Red Sox 13, Angels 6, Wild Card Game 1, and honestly the score doesn’t even capture how inevitable this felt once Ethan Williams went full “Oh right, this is my park” mode.
Let’s start here:
Williams went 2-for-3 with TWO homers, a walk, got plunked, scored three times, drove in SIX runs, and basically authored the entire game by himself before Anaheim finished settling into their seats. This was one of those performances where the opposing dugout is staring at the ceiling thinking, “Is this really happening to us?”
The moment—the moment—was the bottom of the second. Two outs. Bases loaded. Danny Cespedes throws a changeup that probably looked great on paper. Williams hits it into the Massachusetts atmosphere for a grand slam, Fenway detonates, and suddenly it’s 7–1, season-on-the-line panic time for Anaheim. Game over? Not technically. Emotionally? Absolutely.

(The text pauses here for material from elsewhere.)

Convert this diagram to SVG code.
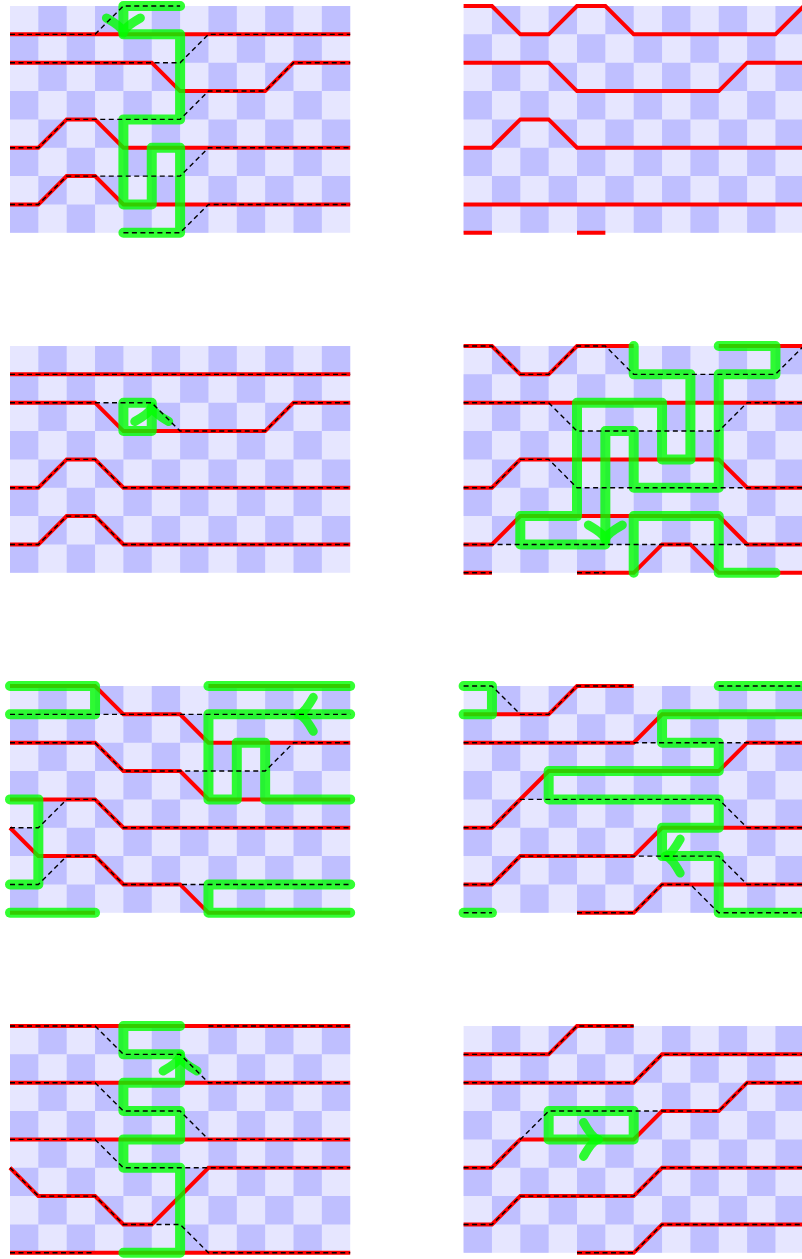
<svg xmlns="http://www.w3.org/2000/svg" xmlns:xlink="http://www.w3.org/1999/xlink" width="802" height="1259" viewBox="0 0 802 1259">
<style>
.r{fill:none;stroke:#ff0000;stroke-width:4}
.d{fill:none;stroke:#000;stroke-width:1.4;stroke-dasharray:5 3.5}
.g{fill:none;stroke:#00ff00;stroke-opacity:0.8;stroke-width:10;stroke-linecap:round;stroke-linejoin:round}
.a{fill:none;stroke:#00ff00;stroke-opacity:0.8;stroke-width:9;stroke-linecap:round;stroke-linejoin:round}
.dk{fill:none;stroke:#bfbfff;stroke-width:28.35;stroke-dasharray:28.35 28.35}
</style>
<defs>
<g id="board">
<rect x="0" y="0" width="340.2" height="226.8" fill="#e6e6ff"/>
<path class="dk" d="M28.35 14.175H340.2M0 42.525H340.2M28.35 70.875H340.2M0 99.225H340.2M28.35 127.575H340.2M0 155.925H340.2M28.35 184.275H340.2M0 212.625H340.2"/>
</g>
<path id="arr" class="a" d="M-15 -17Q-6 -1 0 0M-15 17Q-6 1 0 0"/>
</defs>

<g id="panel1" transform="translate(10,6)">
<use xlink:href="#board"/>
<g id="p1-lines">
<path class="r" d="M0 28.35H340.2"/>
<path class="r" d="M0 56.7H141.75L170.1 85.05H255.15L283.5 56.7H340.2"/>
<path class="r" d="M0 141.75H28.35L56.7 113.4H85.05L113.4 141.75H340.2"/>
<path class="r" d="M0 198.45H28.35L56.7 170.1H85.05L113.4 198.45H340.2"/>
</g>
<g id="p1-loop">
<path class="g" d="M170.1 0H113.4V28.35H170.1V113.4H113.4V198.45H141.75V141.75H170.1V226.8H113.4"/>
<use xlink:href="#arr" transform="translate(113.4,27) rotate(90)"/>
</g>
<g id="p1-dashed">
<path class="d" d="M0 28.35H85.05L113.4 0H170.1"/>
<path class="d" d="M0 56.7H170.1L198.45 28.35H340.2"/>
<path class="d" d="M0 141.75H28.35L56.7 113.4H170.1L198.45 85.05H255.15L283.5 56.7H340.2"/>
<path class="d" d="M0 198.45H28.35L56.7 170.1H170.1L198.45 141.75H340.2"/>
<path class="d" d="M113.4 226.8H170.1L198.45 198.45H340.2"/>
</g>
</g>

<g id="panel2" transform="translate(463.6,6)">
<use xlink:href="#board"/>
<g id="p2-lines">
<path class="r" d="M0 0H28.35L56.7 28.35H85.05L113.4 0H141.75L170.1 28.35H311.85L340.2 0"/>
<path class="r" d="M0 56.7H85.05L113.4 85.05H255.15L283.5 56.7H340.2"/>
<path class="r" d="M0 141.75H28.35L56.7 113.4H85.05L113.4 141.75H340.2"/>
<path class="r" d="M0 198.45H340.2"/>
<path class="r" d="M0 226.8H28.35M113.4 226.8H141.75"/>
</g>
</g>

<g id="panel3" transform="translate(10,346)">
<use xlink:href="#board"/>
<g id="p3-lines">
<path class="r" d="M0 28.35H340.2"/>
<path class="r" d="M0 56.7H85.05L113.4 85.05H255.15L283.5 56.7H340.2"/>
<path class="r" d="M0 141.75H28.35L56.7 113.4H85.05L113.4 141.75H340.2"/>
<path class="r" d="M0 198.45H28.35L56.7 170.1H85.05L113.4 198.45H340.2"/>
</g>
<g id="p3-loop">
<path class="g" d="M141.75 56.7H113.4V85.05H141.75Z"/>
<use xlink:href="#arr" transform="translate(141.75,60.5) rotate(-90)"/>
</g>
<g id="p3-dashed">
<path class="d" d="M0 28.35H340.2"/>
<path class="d" d="M0 56.7H141.75L170.1 85.05H255.15L283.5 56.7H340.2"/>
<path class="d" d="M0 141.75H28.35L56.7 113.4H85.05L113.4 141.75H340.2"/>
<path class="d" d="M0 198.45H28.35L56.7 170.1H85.05L113.4 198.45H340.2"/>
</g>
</g>

<g id="panel4" transform="translate(463.6,346)">
<use xlink:href="#board"/>
<g id="p4-lines">
<path class="r" d="M0 0H28.35L56.7 28.35H85.05L113.4 0H170.1M255.15 0H340.2"/>
<path class="r" d="M0 56.7H340.2"/>
<path class="r" d="M0 141.75H28.35L56.7 113.4H255.15L283.5 141.75H340.2"/>
<path class="r" d="M0 198.45H28.35L56.7 170.1H255.15L283.5 198.45H340.2"/>
<path class="r" d="M0 226.8H28.35M113.4 226.8H170.1L198.45 198.45H226.8L255.15 226.8H340.2"/>
</g>
<g id="p4-loop">
<path class="g" d="M255.15 0H311.85V28.35H255.15V141.75H170.1V85.05H141.75V198.45H56.7V170.1H113.4V56.7H198.45V113.4H226.8V28.35H170.1V0M170.1 226.8V170.1H255.15V226.8H311.85"/>
<use xlink:href="#arr" transform="translate(141.75,194) rotate(90)"/>
</g>
<g id="p4-dashed">
<path class="d" d="M0 0H28.35L56.7 28.35H85.05L113.4 0H141.75L170.1 28.35H311.85L340.2 0"/>
<path class="d" d="M0 56.7H85.05L113.4 85.05H255.15L283.5 56.7H340.2"/>
<path class="d" d="M0 141.75H28.35L56.7 113.4H85.05L113.4 141.75H340.2"/>
<path class="d" d="M0 198.45H340.2"/>
<path class="d" d="M0 226.8H28.35M113.4 226.8H141.75"/>
</g>
</g>

<g id="panel5" transform="translate(10,686)">
<use xlink:href="#board"/>
<g id="p5-lines">
<path class="r" d="M0 0H85.05L113.4 28.35H170.1L198.45 56.7H340.2"/>
<path class="r" d="M0 56.7H85.05L113.4 85.05H170.1L198.45 113.4H340.2"/>
<path class="r" d="M0 113.4H85.05L113.4 141.75H340.2"/>
<path class="r" d="M0 141.75L28.35 170.1H85.05L113.4 198.45H170.1L198.45 226.8H340.2"/>
<path class="r" d="M198.45 0H340.2M0 226.8H85.05"/>
</g>
<g id="p5-loop">
<path class="g" d="M0 0H85.05V28.35H0"/>
<path class="g" d="M198.45 0H340.2"/>
<path class="g" d="M340.2 28.35H198.45V113.4H226.8V56.7H255.15V113.4H340.2"/>
<path class="g" d="M0 113.4H28.35V198.45H0"/>
<path class="g" d="M0 226.8H85.05"/>
<path class="g" d="M340.2 198.45H198.45V226.8H340.2"/>
<use xlink:href="#arr" transform="translate(288.3,28.35) rotate(180)"/>
</g>
<g id="p5-dashed">
<path class="d" d="M0 28.35H340.2"/>
<path class="d" d="M0 56.7H85.05L113.4 85.05H255.15L283.5 56.7H340.2"/>
<path class="d" d="M0 141.75H28.35L56.7 113.4H85.05L113.4 141.75H340.2"/>
<path class="d" d="M0 198.45H28.35L56.7 170.1H85.05L113.4 198.45H340.2"/>
</g>
</g>

<g id="panel6" transform="translate(463.6,686)">
<use xlink:href="#board"/>
<g id="p6-lines">
<path class="r" d="M0 28.35H85.05L113.4 0H170.1"/>
<path class="r" d="M0 56.7H170.1L198.45 28.35H340.2"/>
<path class="r" d="M0 141.75H28.35L85.05 85.05H255.15L283.5 56.7H340.2"/>
<path class="r" d="M0 198.45H28.35L56.7 170.1H170.1L198.45 141.75H340.2"/>
<path class="r" d="M113.4 226.8H170.1L198.45 198.45H340.2"/>
</g>
<g id="p6-loop">
<path class="g" d="M0 0H28.35V28.35H0"/>
<path class="g" d="M255.15 0H340.2"/>
<path class="g" d="M340.2 28.35H198.45V56.7H255.15V85.05H85.05V113.4H255.15V141.75H198.45V170.1H255.15V226.8H340.2"/>
<path class="g" d="M0 226.8H28.35"/>
<use xlink:href="#arr" transform="translate(201.6,170.1) rotate(180)"/>
</g>
<g id="p6-dashed">
<path class="d" d="M0 0H28.35L56.7 28.35H85.05L113.4 0H170.1"/>
<path class="d" d="M0 56.7H340.2"/>
<path class="d" d="M0 141.75H28.35L56.7 113.4H255.15L283.5 141.75H340.2"/>
<path class="d" d="M0 198.45H28.35L56.7 170.1H255.15L283.5 198.45H340.2"/>
<path class="d" d="M0 226.8H28.35M113.4 226.8H170.1L198.45 198.45H226.8L255.15 226.8H340.2"/>
<path class="d" d="M255.15 0H340.2"/>
</g>
</g>

<g id="panel7" transform="translate(10,1026)">
<use xlink:href="#board"/>
<g id="p7-lines">
<path class="r" d="M0 0H340.2"/>
<path class="r" d="M0 56.7H340.2"/>
<path class="r" d="M0 113.4H340.2"/>
<path class="r" d="M0 141.75L28.35 170.1H85.05L113.4 198.45H141.75L198.45 141.75H340.2"/>
<path class="r" d="M0 226.8H340.2"/>
</g>
<g id="p7-loop">
<path class="g" d="M170.1 0H113.4V28.35H170.1V56.7H113.4V85.05H170.1V113.4H113.4V141.75H170.1V226.8H113.4"/>
<use xlink:href="#arr" transform="translate(170.1,30) rotate(-90)"/>
</g>
<g id="p7-dashed">
<path class="d" d="M0 0H85.05L113.4 28.35H170.1L198.45 56.7H340.2"/>
<path class="d" d="M0 56.7H85.05L113.4 85.05H170.1L198.45 113.4H340.2"/>
<path class="d" d="M0 113.4H85.05L113.4 141.75H340.2"/>
<path class="d" d="M0 141.75L28.35 170.1H85.05L113.4 198.45H170.1L198.45 226.8H340.2"/>
<path class="d" d="M198.45 0H340.2M0 226.8H85.05"/>
</g>
</g>

<g id="panel8" transform="translate(463.6,1026)">
<use xlink:href="#board"/>
<g id="p8-lines">
<path class="r" d="M0 28.35H85.05L113.4 0H170.1"/>
<path class="r" d="M0 56.7H170.1L198.45 28.35H340.2"/>
<path class="r" d="M0 141.75H28.35L56.7 113.4H170.1L198.45 85.05H255.15L283.5 56.7H340.2"/>
<path class="r" d="M0 198.45H28.35L56.7 170.1H170.1L198.45 141.75H340.2"/>
<path class="r" d="M113.4 226.8H170.1L198.45 198.45H340.2"/>
</g>
<g id="p8-loop">
<path class="g" d="M85.05 85.05H170.1V113.4H85.05Z"/>
<use xlink:href="#arr" transform="translate(134.9,113.4)"/>
</g>
<g id="p8-dashed">
<path class="d" d="M0 28.35H85.05L113.4 0H170.1"/>
<path class="d" d="M0 56.7H170.1L198.45 28.35H340.2"/>
<path class="d" d="M0 141.75H28.35L56.7 113.4L85.05 85.05H255.15L283.5 56.7H340.2"/>
<path class="d" d="M0 198.45H28.35L56.7 170.1H170.1L198.45 141.75H340.2"/>
<path class="d" d="M113.4 226.8H170.1L198.45 198.45H340.2"/>
</g>
</g>
</svg>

And here’s the thing that made it even more brutal:
Anaheim wasn’t even playing badly! They had 11 hits, Justin Woodfin homered twice, and they kept trying to claw back. But every time they did, Boston answered with another punch. It was like watching someone keep getting up after a knockout only to immediately eat another right hook.
Also worth noting:
This is why the Red Sox wanted the home game. Fenway in October isn’t just a park—it’s a psychological experiment. The crowd smelled blood early, and once that second-inning slam landed, it was relentless. Every at-bat felt like it mattered. Every fly ball got an extra half-second of hope.
And yeah, Tommy Colin wasn’t exactly Pedro out there—five runs, three homers—but this was one of those “survive, don’t star” playoff starts. He gave them innings. He gave them a chance to let the lineup cook. That’s all Boston needed.
But let’s circle back to Williams, because this is how playoff legends get started. Two homers, including a grand slam, in your first Wild Card game? That’s the kind of box score you keep seeing referenced for the next 20 years whenever someone asks, “What was his coming-out party?”
Anaheim now has to wake up tomorrow knowing:
They burned their starter
They got Fenway’d
And they ran into a guy who turned Game 1 into his own personal highlight reel
Boston’s up 1–0, and suddenly this series has that familiar Red Sox October feeling—equal parts confidence and don’t-jinx-it anxiety. But for one afternoon, at least, it felt simple:
Ethan Williams showed up. Fenway followed. Anaheim never recovered.